Il est politologue, membre de la Fondation Open Society OSIWA, Mathias Hounkpè, puisque c’est de lui qu’il s’agit, était l’invité Afrique de Carine Frenk ce matin sur RFI. Il intervenait sur la crise politique togolaise et pense que la réaction du président français Emmanuel Macron à propos de la situation dans le pays de Faure Gnassingbé est « un signal en direction des protagonistes de la crise et des médiateurs ».
Bientôt un an que le Togo connaît une crise politique qui cristallise toutes les attentions. Le dialogue ouvert depuis février dernier peine à faire avancer les choses. Même avec l’implication de la Communauté Economique des Etats de l’Afrique de l’Ouest (CEDEAO) qui a officiellement désignés deux facilitateurs, les présidents Alpha Conde et Nana Akufo-Addo, respectivement de la Guinée et du Ghana, le statu quo ne semble pas pour autant disparaître. Tout porte à croire qu’on fait du surplace.

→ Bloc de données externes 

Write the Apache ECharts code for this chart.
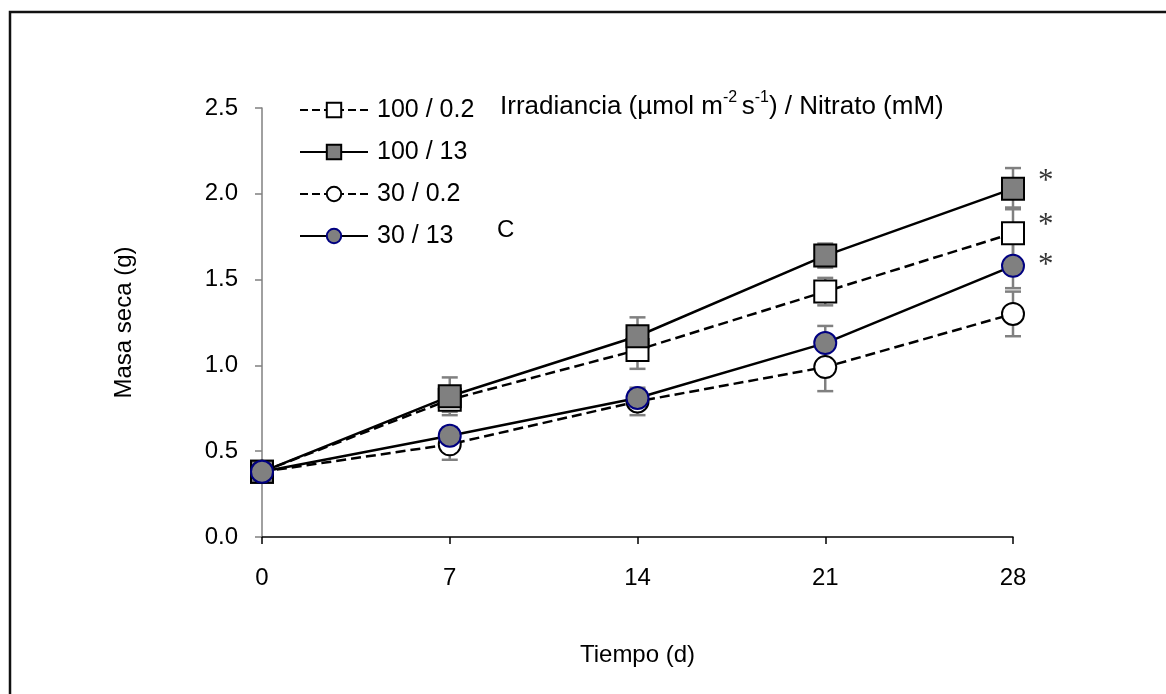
<!DOCTYPE html>
<html>
<head>
<meta charset="utf-8">
<script src="https://cdn.jsdelivr.net/npm/echarts@6/dist/echarts.min.js"></script>
<style>html,body{margin:0;padding:0;background:#fff}#c{width:1166px;height:694px}</style>
</head>
<body>
<div id="c"></div>
<script>
const days = [0, 7, 14, 21, 28];
const xTicks = [0, 7, 14, 21, 28];
const yTicks = [0, 0.5, 1.0, 1.5, 2.0, 2.5];
const seriesNames = ['100 / 0.2', '100 / 13', '30 / 0.2', '30 / 13'];
const m100_02 = [0.38, 0.80, 1.09, 1.43, 1.77];
const m100_13 = [0.38, 0.82, 1.17, 1.64, 2.03];
const m30_02  = [0.38, 0.54, 0.79, 0.99, 1.30];
const m30_13  = [0.38, 0.59, 0.81, 1.13, 1.58];
const e100_02 = [0.02, 0.07, 0.11, 0.08, 0.15];
const e100_13 = [0.02, 0.11, 0.11, 0.07, 0.12];
const e30_02  = [0.02, 0.09, 0.08, 0.14, 0.13];
const e30_13  = [0.02, 0.05, 0.05, 0.10, 0.13];
// asterisks mark significant series at day 28
const asteriskDay = 28;
const asteriskVals = [2.10, 1.84, 1.61];

const FONT = 'Liberation Sans, Arial, sans-serif';
const FS = 24;
const chart = echarts.init(document.getElementById('c'), null, {renderer: 'canvas'});

const means = [m100_02, m100_13, m30_02, m30_13];
const errs = [e100_02, e100_13, e30_02, e30_13];
const styles = [
  {symbol: 'rect', fill: '#ffffff', border: '#000000', dash: 'dashed'},
  {symbol: 'rect', fill: '#808080', border: '#000000', dash: 'solid'},
  {symbol: 'circle', fill: '#ffffff', border: '#000000', dash: 'dashed'},
  {symbol: 'circle', fill: '#808080', border: '#000080', dash: 'solid'}
];

const series = [];
// error bars
means.forEach((m, si) => {
  const data = days.map((d, i) => [d, m[i] - errs[si][i], m[i] + errs[si][i]]);
  series.push({
    type: 'custom',
    name: 'err' + si,
    z: 1,
    silent: true,
    data: data,
    renderItem: function (params, api) {
      const x = api.value(0);
      const lo = api.coord([x, api.value(1)]);
      const hi = api.coord([x, api.value(2)]);
      const w = 8;
      const st = {stroke: '#808080', lineWidth: 2.5};
      return {
        type: 'group',
        children: [
          {type: 'line', shape: {x1: lo[0], y1: lo[1], x2: hi[0], y2: hi[1]}, style: st},
          {type: 'line', shape: {x1: lo[0] - w, y1: lo[1], x2: lo[0] + w, y2: lo[1]}, style: st},
          {type: 'line', shape: {x1: hi[0] - w, y1: hi[1], x2: hi[0] + w, y2: hi[1]}, style: st}
        ]
      };
    }
  });
});
// lines
means.forEach((m, si) => {
  const s = styles[si];
  series.push({
    type: 'line',
    name: seriesNames[si],
    z: 3 + si,
    data: days.map((d, i) => [d, m[i]]),
    symbol: s.symbol,
    symbolSize: 22,
    showAllSymbol: true,
    lineStyle: {color: '#000', width: 2.5, type: s.dash},
    itemStyle: {color: s.fill, borderColor: s.border, borderWidth: 2},
    emphasis: {disabled: true},
    animation: false
  });
});
// asterisks
series.push({
  type: 'scatter',
  name: 'sig',
  z: 10,
  symbolSize: 0,
  silent: true,
  data: asteriskVals.map(v => [asteriskDay, v]),
  label: {
    show: true, formatter: '*', position: 'right', distance: 0,
    offset: [25, 5],
    fontFamily: 'Liberation Serif, Times New Roman, serif', fontSize: 31, color: '#000'
  }
});

const option = {
  backgroundColor: '#fff',
  animation: false,
  grid: {left: 262, right: 153, top: 108, bottom: 157, containLabel: false},
  xAxis: {
    type: 'value', min: 0, max: 28, interval: 7,
    name: 'Tiempo (d)', nameLocation: 'middle', nameGap: 106,
    nameTextStyle: {fontFamily: FONT, fontSize: FS, color: '#000'},
    axisLine: {show: true, lineStyle: {color: '#000', width: 1.5}},
    axisTick: {show: true, length: 7, lineStyle: {color: '#000', width: 1.5}},
    axisLabel: {fontFamily: FONT, fontSize: FS, color: '#000', margin: 29,
      formatter: v => xTicks.includes(v) ? String(v) : ''},
    splitLine: {show: false}
  },
  yAxis: {
    type: 'value', min: 0, max: 2.5, interval: 0.5,
    name: 'Masa seca (g)', nameLocation: 'middle', nameGap: 126, nameRotate: 90,
    nameTextStyle: {fontFamily: FONT, fontSize: FS, color: '#000'},
    axisLine: {show: true, lineStyle: {color: '#808080', width: 1.5}},
    axisTick: {show: true, length: 7, lineStyle: {color: '#808080', width: 1.5}},
    axisLabel: {fontFamily: FONT, fontSize: FS, color: '#000', margin: 24,
      formatter: v => yTicks.some(t => Math.abs(t - v) < 1e-9) ? v.toFixed(1) : ''},
    splitLine: {show: false}
  },
  legend: {
    data: seriesNames,
    orient: 'vertical',
    left: 294, top: 92,
    itemWidth: 68, itemHeight: 18, itemGap: 16,
    selectedMode: false,
    textStyle: {fontFamily: FONT, fontSize: 25, color: '#000', lineHeight: 26, padding: [0, 0, 0, 4]}
  },
  graphic: [
    {type: 'rect', shape: {x: 10, y: 12, width: 1200, height: 800},
      style: {fill: 'none', stroke: '#111', lineWidth: 2.5}, silent: true, z: 0},
    {type: 'text', left: 500, top: 90, z: 20,
      style: {
        text: '{n|Irradiancia (µmol m}{s|-2 }{n|s}{s|-1}{n|) / Nitrato (mM)}',
        rich: {
          n: {fontFamily: FONT, fontSize: 26, fill: '#000', verticalAlign: 'bottom', lineHeight: 30},
          s: {fontFamily: FONT, fontSize: 16, fill: '#000', verticalAlign: 'top', lineHeight: 30}
        }
      }},
    {type: 'text', left: 497, top: 218, z: 20,
      style: {text: 'C', fontFamily: FONT, fontSize: FS, fill: '#000'}}
  ],
  series: series
};
chart.setOption(option);
</script>
</body>
</html>
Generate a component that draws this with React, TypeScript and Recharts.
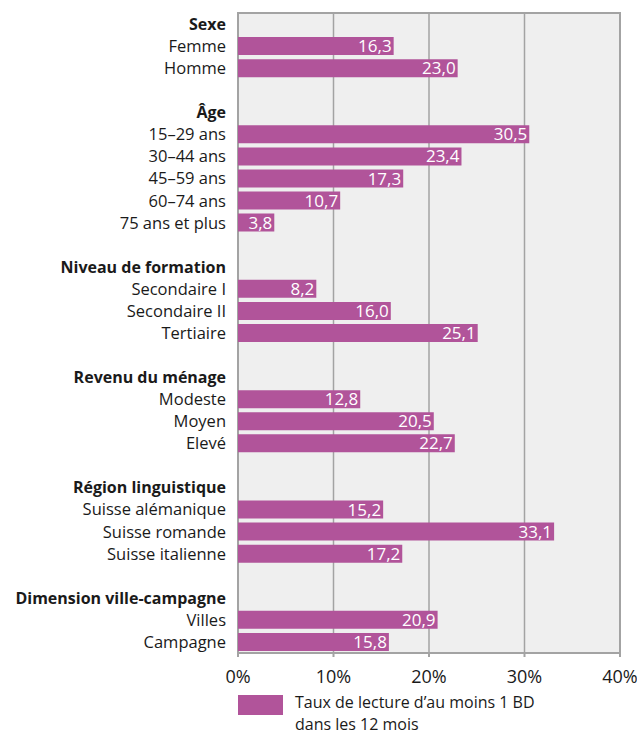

Pour ce politologue qui épouse la position d’Emmanuel Macron, ce statu quo demeure parce que les facilitateurs évitent la question centrale qui divise les protagonistes de la crise. « Les médiateurs tournent autour du pot, parce qu’ils évitent d’aborder la question centrale qui est la véritable pomme de discorde qui divise les protagonistes au Togo. Il s’agit de la candidature du président Faure pour la présidentielle de 2020 », a indiqué Mathias Hounkpè.

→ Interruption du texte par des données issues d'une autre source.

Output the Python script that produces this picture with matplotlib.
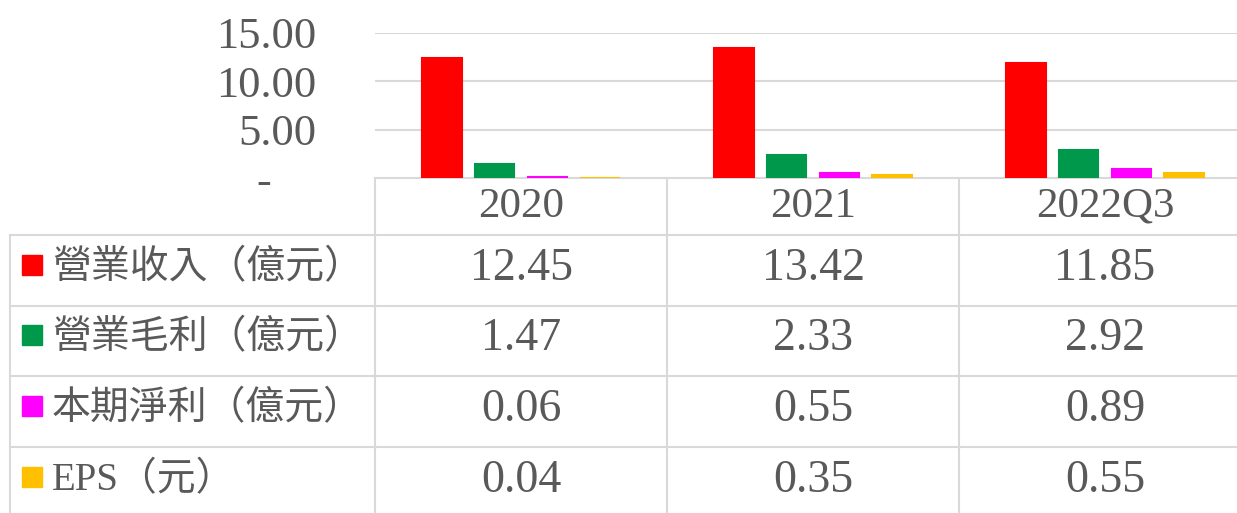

C’est la question, a-t-il poursuivi, que doivent aborder les facilitateurs avec les protagonistes de la crise, au lieu de parler à chaque rencontre de la limitation du mandat, du scrutin à deux tours, de la libération des prisonniers politiques. Ces sujets qui devraient venir après, mais qui sont mis au devant des discussions, font que les choses n’avancent pas. Et il trouve le sujet difficile.
« Parce que c’est la question la plus difficile. Non seulement difficile pour les Togolais, parce que les camps sont tranchés sur cette question, mais aussi pour les chefs d’Etat de la sous-région. Parce que c’est une question sur laquelle ils ne sont pas à l’aise, c’est-à-dire demander à un de leurs homologues de quitter le pouvoir alors qu’il est constitutionnellement autorisé à se présenter aux élections », a-t-il souligné.
Pour Mathias Hounkpè, il y a une solution facile des chefs d’Etats pour se sortir d’affaires. « Une possibilité que je considère comme la plus facile, c’est qu’ils (Ndlr, les chefs d’Etat de la CEDEAO) demandent aux protagonistes, donc l’opposition et le pouvoir, de se soumettre à l’arbitrage du peuple. Donc d’aller aux élections en 2020 et permettre à Monsieur Faure Gnassingbé de se présenter, et que le peuple tranche. Mais cette solution qui serait facile pour les chefs d’Etat de la sous-région, ne peut être crédible que si on peut garantir la crédibilité des élections. Et comme vous le savez au Togo, ces dernières années, on a toujours douté de la crédibilité des élections », a-t-expliqué.
Et d’ajouter une autre possibilité au cas où la première n’est pas envisageable : « La deuxième possibilité, c’est que les chefs d’Etat demandent à Faure qu’après trois mandats, de considérer personnellement, dans le souci de préserver la paix et la stabilité dans son pays, de renoncer par lui-même de façon délibéré et volontaire au pouvoir ».
Le politologue n’exclut pas le fait que Faure Gnassingbé soit opposé à cette deuxième possibilité. Dans ce cas, il indique que le bras de fer peut continuer. « Vous savez très bien que la force de l’opposition se repose en partie sur la mobilisation du peuple. Même si le mouvement s’essouffle un peu, vous ne pouvez pas imaginer ce que peut devenir un mouvement de ce genre, parce que c’est comme une force dont vous ne connaissez pas le moment de déclenchement et le moment de mobilisation incontrôlable, vous ne pouvez pas anticiper. Et donc quelle que soit la voie de sortie de crise, je crois qu’il ne faut pas oublier ce qu’exprime le peuple togolais », a fait remarquer Mathias Hounkpè.
Réagissant sur l’intervention de Faure Gnassingbé qui disait que tout est sous contrôle au Togo, lors de son déplacement au Nigeria, le politologue indique qu’il est dangereux de minimiser la crise. « C’est imprudent de minimiser la crise au Togo et penser que comme d’habitude, il suffit de régler le problème entre les acteurs politiques et que le Togo se porterait mieux », a-t-il averti.